» **WHAT TO DO**: Without the pictures, print the lines running from the beginning of the material to the line containing "const fmt = v => Number(v).toFixed(1);", both ends included.

Begin RECORDED DATA

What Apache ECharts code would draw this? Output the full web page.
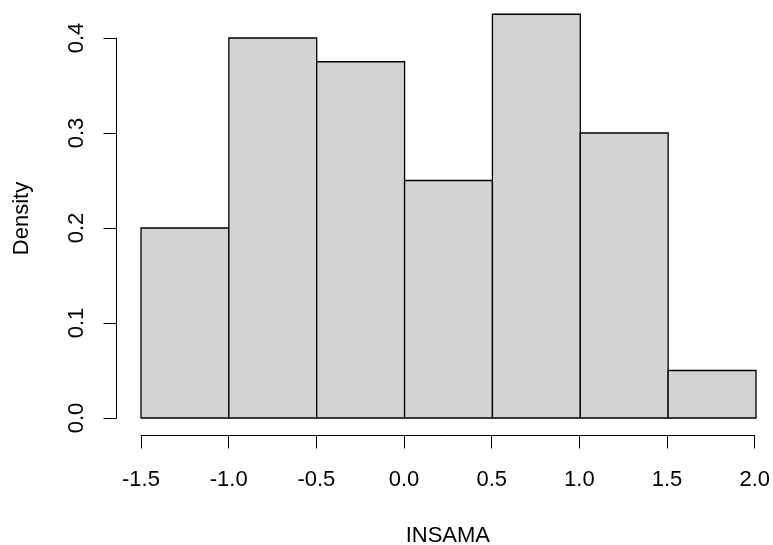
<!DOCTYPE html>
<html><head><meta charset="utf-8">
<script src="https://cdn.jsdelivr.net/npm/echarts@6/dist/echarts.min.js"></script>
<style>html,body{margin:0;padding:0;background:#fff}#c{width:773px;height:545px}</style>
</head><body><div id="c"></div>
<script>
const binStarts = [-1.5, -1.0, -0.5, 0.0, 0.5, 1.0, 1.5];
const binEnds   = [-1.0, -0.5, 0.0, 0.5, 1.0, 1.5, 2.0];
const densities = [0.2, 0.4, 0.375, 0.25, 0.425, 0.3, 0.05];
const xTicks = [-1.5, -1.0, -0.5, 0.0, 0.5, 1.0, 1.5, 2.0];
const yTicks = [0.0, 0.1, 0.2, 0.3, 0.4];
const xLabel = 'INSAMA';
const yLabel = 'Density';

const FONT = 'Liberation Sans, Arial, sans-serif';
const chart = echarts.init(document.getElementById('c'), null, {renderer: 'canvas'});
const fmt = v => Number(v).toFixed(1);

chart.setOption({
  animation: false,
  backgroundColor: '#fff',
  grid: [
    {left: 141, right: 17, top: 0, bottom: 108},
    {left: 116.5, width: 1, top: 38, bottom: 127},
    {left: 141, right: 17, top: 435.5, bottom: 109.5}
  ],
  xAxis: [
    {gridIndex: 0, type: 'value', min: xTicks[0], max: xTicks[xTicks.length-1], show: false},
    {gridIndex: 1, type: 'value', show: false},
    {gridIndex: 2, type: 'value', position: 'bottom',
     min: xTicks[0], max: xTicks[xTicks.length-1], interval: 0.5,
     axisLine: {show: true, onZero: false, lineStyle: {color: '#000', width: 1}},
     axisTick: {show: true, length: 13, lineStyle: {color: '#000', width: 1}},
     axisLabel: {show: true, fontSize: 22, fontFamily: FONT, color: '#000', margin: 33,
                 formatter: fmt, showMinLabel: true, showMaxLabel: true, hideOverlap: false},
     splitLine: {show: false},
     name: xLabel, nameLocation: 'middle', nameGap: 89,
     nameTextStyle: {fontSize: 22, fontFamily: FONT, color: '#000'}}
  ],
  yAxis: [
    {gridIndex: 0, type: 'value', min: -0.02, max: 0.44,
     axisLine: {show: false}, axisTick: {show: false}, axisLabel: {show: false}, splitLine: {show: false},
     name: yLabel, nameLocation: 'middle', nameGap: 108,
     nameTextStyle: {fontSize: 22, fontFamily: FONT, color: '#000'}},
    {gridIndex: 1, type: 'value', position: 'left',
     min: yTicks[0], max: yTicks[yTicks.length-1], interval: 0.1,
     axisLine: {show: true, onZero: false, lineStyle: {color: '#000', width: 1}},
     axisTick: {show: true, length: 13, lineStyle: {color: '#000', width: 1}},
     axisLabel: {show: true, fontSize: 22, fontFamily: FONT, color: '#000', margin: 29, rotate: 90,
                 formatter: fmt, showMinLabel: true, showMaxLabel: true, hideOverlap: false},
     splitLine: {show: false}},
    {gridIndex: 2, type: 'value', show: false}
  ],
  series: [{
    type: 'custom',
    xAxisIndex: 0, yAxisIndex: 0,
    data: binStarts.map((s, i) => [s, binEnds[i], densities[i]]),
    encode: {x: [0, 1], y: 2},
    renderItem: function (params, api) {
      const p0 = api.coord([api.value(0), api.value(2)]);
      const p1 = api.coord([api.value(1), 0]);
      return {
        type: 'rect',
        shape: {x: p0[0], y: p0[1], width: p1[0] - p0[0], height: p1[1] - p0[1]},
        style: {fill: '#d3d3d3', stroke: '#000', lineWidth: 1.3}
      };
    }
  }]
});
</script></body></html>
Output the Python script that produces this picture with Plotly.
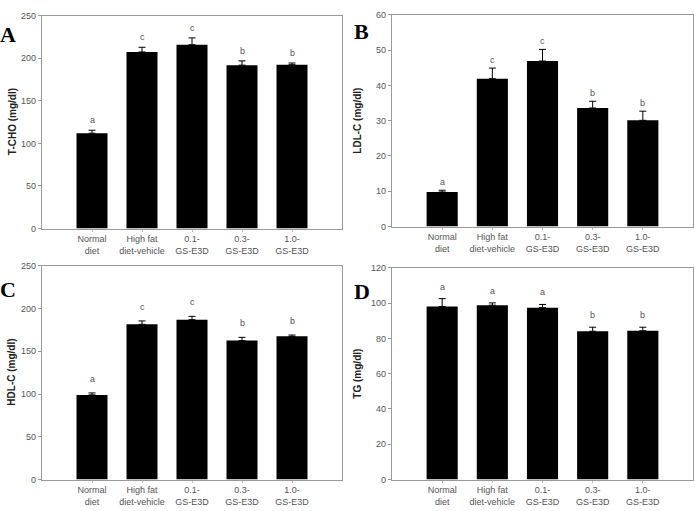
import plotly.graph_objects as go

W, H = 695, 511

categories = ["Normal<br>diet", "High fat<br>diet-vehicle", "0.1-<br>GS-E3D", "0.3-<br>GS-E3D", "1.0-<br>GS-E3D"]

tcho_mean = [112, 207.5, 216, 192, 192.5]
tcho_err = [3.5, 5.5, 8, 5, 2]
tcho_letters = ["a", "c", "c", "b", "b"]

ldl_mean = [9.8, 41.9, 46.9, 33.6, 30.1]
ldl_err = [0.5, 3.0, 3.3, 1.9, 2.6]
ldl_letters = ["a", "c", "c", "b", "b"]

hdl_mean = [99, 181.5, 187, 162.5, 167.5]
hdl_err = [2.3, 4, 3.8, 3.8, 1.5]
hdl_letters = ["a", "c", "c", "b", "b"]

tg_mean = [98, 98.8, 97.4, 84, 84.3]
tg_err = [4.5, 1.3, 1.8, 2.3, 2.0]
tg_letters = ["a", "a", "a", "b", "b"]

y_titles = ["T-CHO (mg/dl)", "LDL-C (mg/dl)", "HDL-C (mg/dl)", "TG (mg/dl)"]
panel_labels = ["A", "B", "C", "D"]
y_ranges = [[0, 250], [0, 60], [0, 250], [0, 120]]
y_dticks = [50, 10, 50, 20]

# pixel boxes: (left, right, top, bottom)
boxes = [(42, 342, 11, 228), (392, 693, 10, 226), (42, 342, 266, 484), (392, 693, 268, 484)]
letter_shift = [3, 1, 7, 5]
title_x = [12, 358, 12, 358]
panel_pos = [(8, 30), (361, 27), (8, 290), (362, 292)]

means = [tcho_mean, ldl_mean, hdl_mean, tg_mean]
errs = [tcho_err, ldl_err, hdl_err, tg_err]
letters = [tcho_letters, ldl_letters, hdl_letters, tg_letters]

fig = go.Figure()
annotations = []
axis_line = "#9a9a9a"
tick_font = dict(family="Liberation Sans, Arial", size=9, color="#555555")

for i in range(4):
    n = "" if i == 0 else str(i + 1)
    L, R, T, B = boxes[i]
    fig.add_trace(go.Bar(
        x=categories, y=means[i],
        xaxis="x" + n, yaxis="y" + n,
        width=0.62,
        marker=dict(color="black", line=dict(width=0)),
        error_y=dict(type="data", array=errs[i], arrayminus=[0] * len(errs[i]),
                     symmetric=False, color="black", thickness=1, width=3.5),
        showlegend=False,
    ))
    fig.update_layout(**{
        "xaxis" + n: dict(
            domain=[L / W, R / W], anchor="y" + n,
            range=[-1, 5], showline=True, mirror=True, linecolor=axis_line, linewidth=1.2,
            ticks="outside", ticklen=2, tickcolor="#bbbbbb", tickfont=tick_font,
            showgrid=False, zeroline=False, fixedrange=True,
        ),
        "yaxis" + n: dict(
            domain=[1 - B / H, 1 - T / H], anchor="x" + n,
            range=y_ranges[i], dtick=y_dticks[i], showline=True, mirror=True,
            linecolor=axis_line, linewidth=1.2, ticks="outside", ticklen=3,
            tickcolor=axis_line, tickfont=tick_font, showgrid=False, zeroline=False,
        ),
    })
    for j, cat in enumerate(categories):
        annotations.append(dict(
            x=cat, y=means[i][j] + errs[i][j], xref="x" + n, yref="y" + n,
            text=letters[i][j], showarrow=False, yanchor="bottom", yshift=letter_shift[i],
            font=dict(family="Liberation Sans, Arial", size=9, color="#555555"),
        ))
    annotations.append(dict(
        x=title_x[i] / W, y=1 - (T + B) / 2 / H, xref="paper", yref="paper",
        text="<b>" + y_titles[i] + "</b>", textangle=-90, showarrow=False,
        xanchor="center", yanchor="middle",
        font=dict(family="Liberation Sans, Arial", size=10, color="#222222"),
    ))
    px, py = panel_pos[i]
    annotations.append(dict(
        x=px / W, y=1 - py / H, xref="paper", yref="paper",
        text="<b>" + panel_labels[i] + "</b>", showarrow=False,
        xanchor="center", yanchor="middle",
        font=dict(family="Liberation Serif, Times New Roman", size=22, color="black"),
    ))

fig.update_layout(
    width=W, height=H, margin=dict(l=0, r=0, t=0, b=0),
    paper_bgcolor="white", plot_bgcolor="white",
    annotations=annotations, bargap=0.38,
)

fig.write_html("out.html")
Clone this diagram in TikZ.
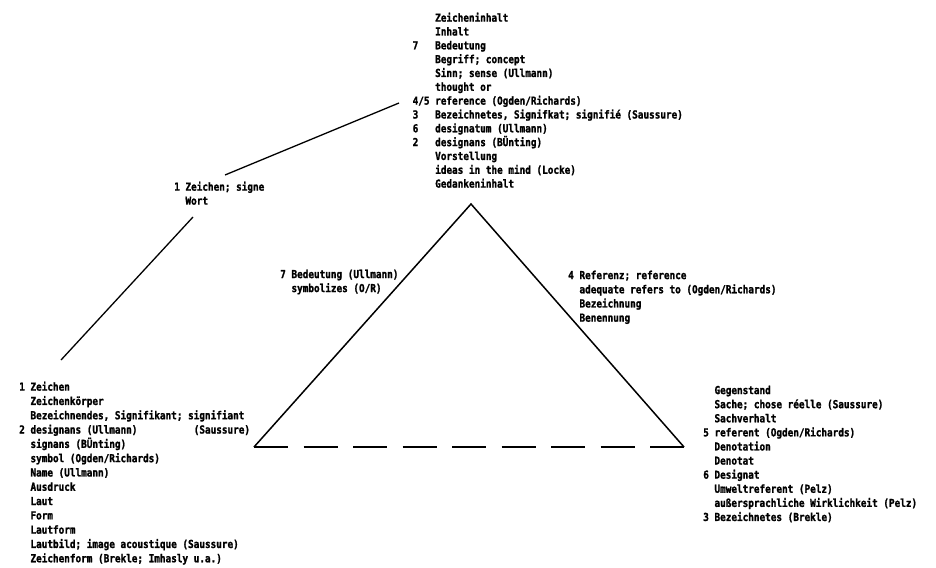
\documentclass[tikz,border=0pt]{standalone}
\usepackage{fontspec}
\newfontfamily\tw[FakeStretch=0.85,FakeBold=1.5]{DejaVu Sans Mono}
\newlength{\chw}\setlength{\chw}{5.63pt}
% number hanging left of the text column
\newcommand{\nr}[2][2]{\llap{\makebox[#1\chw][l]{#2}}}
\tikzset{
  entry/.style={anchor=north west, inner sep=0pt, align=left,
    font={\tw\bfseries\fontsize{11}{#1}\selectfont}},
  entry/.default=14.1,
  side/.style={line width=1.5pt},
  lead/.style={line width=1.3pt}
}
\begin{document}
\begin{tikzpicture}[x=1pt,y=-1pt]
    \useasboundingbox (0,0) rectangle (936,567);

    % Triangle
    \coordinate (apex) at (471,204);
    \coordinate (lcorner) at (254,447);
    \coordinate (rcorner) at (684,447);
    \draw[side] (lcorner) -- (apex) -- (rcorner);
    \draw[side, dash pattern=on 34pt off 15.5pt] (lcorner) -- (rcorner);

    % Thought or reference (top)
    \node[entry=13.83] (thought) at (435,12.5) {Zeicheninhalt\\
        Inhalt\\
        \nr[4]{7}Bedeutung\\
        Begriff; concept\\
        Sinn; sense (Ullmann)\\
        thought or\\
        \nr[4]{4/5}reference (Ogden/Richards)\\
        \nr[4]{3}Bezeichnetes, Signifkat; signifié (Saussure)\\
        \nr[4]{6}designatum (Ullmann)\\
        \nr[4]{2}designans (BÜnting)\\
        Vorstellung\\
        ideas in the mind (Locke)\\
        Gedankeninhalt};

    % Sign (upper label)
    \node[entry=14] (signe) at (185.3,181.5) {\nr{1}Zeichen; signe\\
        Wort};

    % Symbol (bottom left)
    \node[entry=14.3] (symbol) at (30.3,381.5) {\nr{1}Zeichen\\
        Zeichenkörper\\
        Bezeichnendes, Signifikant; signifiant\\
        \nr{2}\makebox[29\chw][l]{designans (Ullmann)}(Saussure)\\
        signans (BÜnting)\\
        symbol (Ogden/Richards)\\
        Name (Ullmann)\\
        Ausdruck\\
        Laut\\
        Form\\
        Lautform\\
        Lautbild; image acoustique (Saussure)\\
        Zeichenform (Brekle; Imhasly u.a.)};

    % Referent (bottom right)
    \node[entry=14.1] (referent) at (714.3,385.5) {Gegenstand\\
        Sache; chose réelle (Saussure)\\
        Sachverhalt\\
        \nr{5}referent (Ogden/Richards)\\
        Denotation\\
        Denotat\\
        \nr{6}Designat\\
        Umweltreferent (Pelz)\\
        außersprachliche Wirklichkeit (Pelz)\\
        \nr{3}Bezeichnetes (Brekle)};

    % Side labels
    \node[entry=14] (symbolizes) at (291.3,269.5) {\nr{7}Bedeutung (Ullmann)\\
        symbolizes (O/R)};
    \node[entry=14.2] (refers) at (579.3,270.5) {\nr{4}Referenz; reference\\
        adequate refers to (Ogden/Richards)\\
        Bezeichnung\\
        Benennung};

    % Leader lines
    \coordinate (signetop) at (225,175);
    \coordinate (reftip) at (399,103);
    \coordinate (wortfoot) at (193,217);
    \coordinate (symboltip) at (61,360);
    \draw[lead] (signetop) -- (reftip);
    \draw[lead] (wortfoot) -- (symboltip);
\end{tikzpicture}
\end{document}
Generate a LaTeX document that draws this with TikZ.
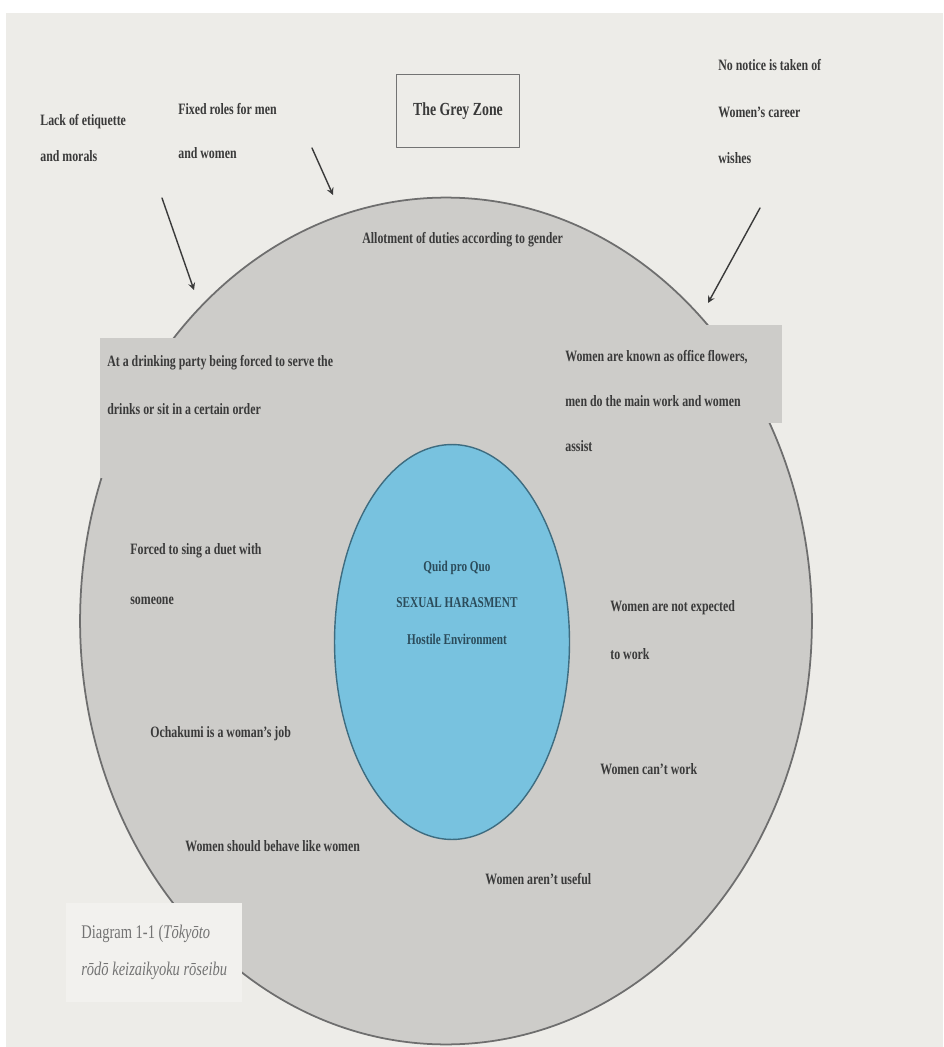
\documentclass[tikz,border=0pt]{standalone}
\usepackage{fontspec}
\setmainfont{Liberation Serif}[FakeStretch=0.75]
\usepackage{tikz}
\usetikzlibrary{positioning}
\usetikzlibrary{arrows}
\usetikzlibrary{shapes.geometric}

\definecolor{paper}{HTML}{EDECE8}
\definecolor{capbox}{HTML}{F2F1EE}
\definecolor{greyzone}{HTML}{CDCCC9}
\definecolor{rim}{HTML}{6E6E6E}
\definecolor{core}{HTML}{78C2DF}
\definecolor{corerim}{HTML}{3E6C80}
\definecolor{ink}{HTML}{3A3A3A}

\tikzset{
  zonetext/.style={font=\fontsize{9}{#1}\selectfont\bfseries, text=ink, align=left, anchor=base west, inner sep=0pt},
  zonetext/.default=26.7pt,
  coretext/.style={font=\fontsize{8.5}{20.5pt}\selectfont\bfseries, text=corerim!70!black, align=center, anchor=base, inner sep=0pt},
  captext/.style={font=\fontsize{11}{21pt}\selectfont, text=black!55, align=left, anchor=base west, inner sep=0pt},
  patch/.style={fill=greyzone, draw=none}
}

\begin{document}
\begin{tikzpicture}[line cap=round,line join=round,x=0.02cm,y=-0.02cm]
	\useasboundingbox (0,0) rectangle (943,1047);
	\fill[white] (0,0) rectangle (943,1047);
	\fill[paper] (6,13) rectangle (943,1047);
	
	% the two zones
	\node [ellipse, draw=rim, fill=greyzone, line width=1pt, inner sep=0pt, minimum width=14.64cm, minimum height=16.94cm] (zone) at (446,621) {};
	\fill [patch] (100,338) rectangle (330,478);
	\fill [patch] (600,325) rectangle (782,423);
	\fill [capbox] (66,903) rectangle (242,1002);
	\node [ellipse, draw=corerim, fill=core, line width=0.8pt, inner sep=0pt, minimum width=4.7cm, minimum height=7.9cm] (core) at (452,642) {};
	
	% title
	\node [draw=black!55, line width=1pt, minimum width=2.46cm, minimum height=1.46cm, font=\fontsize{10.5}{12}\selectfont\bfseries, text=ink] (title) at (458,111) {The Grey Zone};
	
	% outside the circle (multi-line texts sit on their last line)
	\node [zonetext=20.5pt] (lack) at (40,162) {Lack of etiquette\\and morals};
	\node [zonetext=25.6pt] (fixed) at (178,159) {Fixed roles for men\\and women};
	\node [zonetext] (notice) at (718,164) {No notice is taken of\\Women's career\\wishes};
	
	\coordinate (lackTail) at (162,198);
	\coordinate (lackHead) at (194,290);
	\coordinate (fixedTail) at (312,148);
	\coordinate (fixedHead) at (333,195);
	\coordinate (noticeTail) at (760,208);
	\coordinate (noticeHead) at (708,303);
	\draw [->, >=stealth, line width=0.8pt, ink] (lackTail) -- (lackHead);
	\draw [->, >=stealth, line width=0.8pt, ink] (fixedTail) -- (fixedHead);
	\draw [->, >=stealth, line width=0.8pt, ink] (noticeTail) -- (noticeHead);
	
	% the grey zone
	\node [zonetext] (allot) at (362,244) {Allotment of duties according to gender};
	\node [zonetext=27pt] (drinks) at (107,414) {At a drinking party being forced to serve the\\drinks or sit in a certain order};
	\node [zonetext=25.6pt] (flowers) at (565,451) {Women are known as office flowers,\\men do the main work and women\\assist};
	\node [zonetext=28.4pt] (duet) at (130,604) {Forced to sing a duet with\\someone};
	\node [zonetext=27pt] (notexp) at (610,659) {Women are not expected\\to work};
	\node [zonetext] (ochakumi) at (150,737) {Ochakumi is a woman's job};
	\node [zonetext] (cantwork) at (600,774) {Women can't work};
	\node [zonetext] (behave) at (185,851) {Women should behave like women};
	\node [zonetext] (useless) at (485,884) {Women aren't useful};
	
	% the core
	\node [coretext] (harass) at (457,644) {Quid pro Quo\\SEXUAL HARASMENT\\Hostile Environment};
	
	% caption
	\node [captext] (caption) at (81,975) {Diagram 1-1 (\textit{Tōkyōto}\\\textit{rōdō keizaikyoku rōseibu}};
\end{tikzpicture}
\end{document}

End RECORDED DATA

» **THE RESULT**:
What Apache ECharts code would draw this? Output the full web page.
<!DOCTYPE html>
<html><head><meta charset="utf-8">
<script src="https://cdn.jsdelivr.net/npm/echarts@6/dist/echarts.min.js"></script>
<style>html,body{margin:0;padding:0;background:#fff}#c{width:773px;height:545px}</style>
</head><body><div id="c"></div>
<script>
const binStarts = [-1.5, -1.0, -0.5, 0.0, 0.5, 1.0, 1.5];
const binEnds   = [-1.0, -0.5, 0.0, 0.5, 1.0, 1.5, 2.0];
const densities = [0.2, 0.4, 0.375, 0.25, 0.425, 0.3, 0.05];
const xTicks = [-1.5, -1.0, -0.5, 0.0, 0.5, 1.0, 1.5, 2.0];
const yTicks = [0.0, 0.1, 0.2, 0.3, 0.4];
const xLabel = 'INSAMA';
const yLabel = 'Density';

const FONT = 'Liberation Sans, Arial, sans-serif';
const chart = echarts.init(document.getElementById('c'), null, {renderer: 'canvas'});
const fmt = v => Number(v).toFixed(1);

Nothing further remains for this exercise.